It is not difficult to be bearish on the economy. There seem to be more problems than I can remember at any time during my career in financial services. Fundamentally the problem is the financial crisis of 2008 is not really over. Although companies have generally sorted themselves out, the same cannot be said of governments or consumers, which remain indebted. It seems politicians are only interested in kicking the can further down the road to suit the electoral cycle but the can is getting heavier each time.
Debt becomes a problem when combined with anaemic growth and this is exactly what we have in the UK. The bear case is that this continues, perhaps with short periods of economic contraction; a poor backdrop for businesses. Yet, despite these issues, companies have had to get on with it, and although the West is hardly firing on all cylinders, the picture could not be more different in emerging markets. Here, a huge trend of urbanisation is taking place and many UK firms continue to reap the rewards.
Despite recent negative headlines, the dynamics have not changed.

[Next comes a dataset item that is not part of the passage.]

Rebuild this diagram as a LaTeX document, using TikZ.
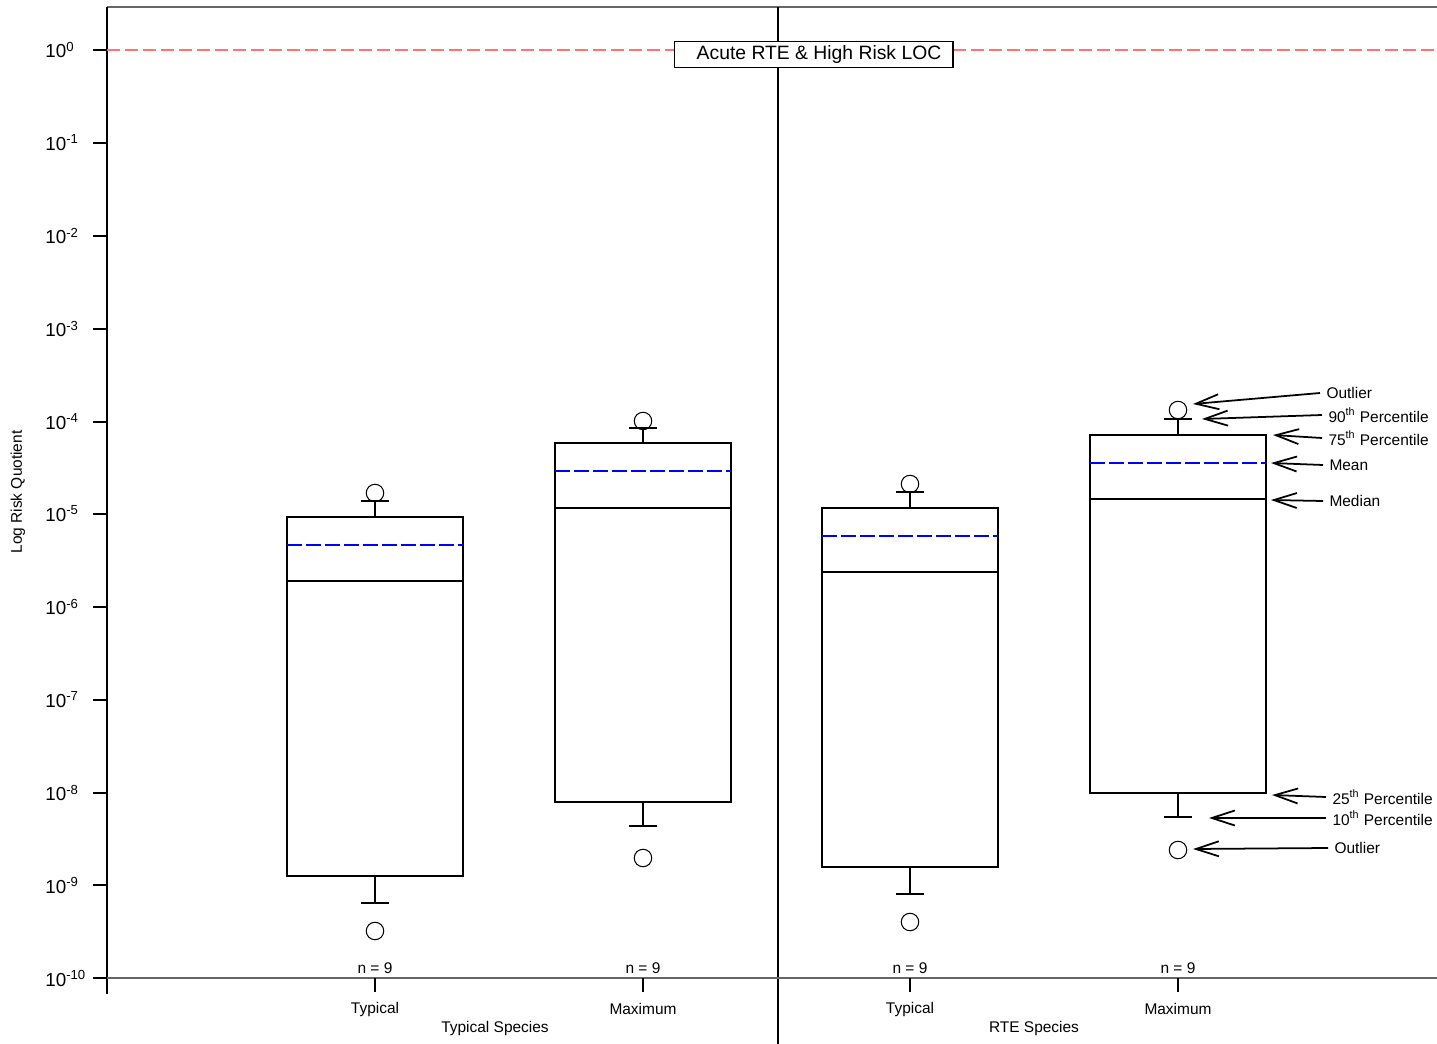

Many companies exposed to emerging markets, technology and other long-term growth stories have the ability to ride through this rough economic time. One fund manager taking advantage is Nigel Thomas who runs Axa Framlington’s UK opportunities fund and is one of the longest-serving fund managers in the UK. He has an enviable track record and when I met him recently he had lost none of his enthusiasm for investing.
When constructing his portfolio, Nigel Thomas always looks to the future. The fund contains a large number of companies outside the FTSE 100, as he believes the most exciting long-term opportunities will come from the next tier down. Interest-ingly, he is light on mining firms, partly because he feels there is a lack of corporate governance with many firms. The strength of mining stocks has not prevented the fund performing well, though, as he has benefited from other areas such as technology, energy and consumer stocks.
He particularly likes media and publishing firm Pearson, which is set to capitalise on the digitisation of books and consumption via devices such as Amazon’s Kindle. Other big holdings in the fund include Premier Oil, which is benefiting from rising demand for liquefied natural gas (LNG). This is partly a result of extra demand from Japan where imports of LNG are growing very rapidly as a result of the damage inflicted by the tsunami in March.
Thomas is constantly looking at what he calls “reasonable growth prospects” and what price he has to pay for them and despite the economic problems, he thinks there is still plenty of good value around.
Imagination Technologies, whose component designs are found in smart phones and other mobile devices, is a company he first saw in 1999 and one whose growth has seen it become a major holding in the fund. Thomas believes there is more to come, and expects it to be re-rated further. His rationale is we will see a similar situation to the 1950s – a low-growth, low-inflation environment where companies displaying growth characteristics will be highly prized and should trade on high multiples.
He does not necessarily always look to internationally-facing firms. Another of his favourites is Next, which is on an undemanding price/earnings ratio of nine. Growth is coming from online orders and the Next Directory rather than from the high street. He also believes M&S, a firm on a similar valuation, can do much to improve its offering and provide growth for shareholders.
In conclusion, a good, old-fashioned stockpicker like Nigel Thomas has exactly what it takes to outperform in difficult conditions. There are still plenty of problems in the UK economy and globally but his experience, enthusiasm and understanding of the macro-economic trends and issues affecting individual stocks should help investors profit. Although he is an old hand, it would appear he is not ready to retire any time soon.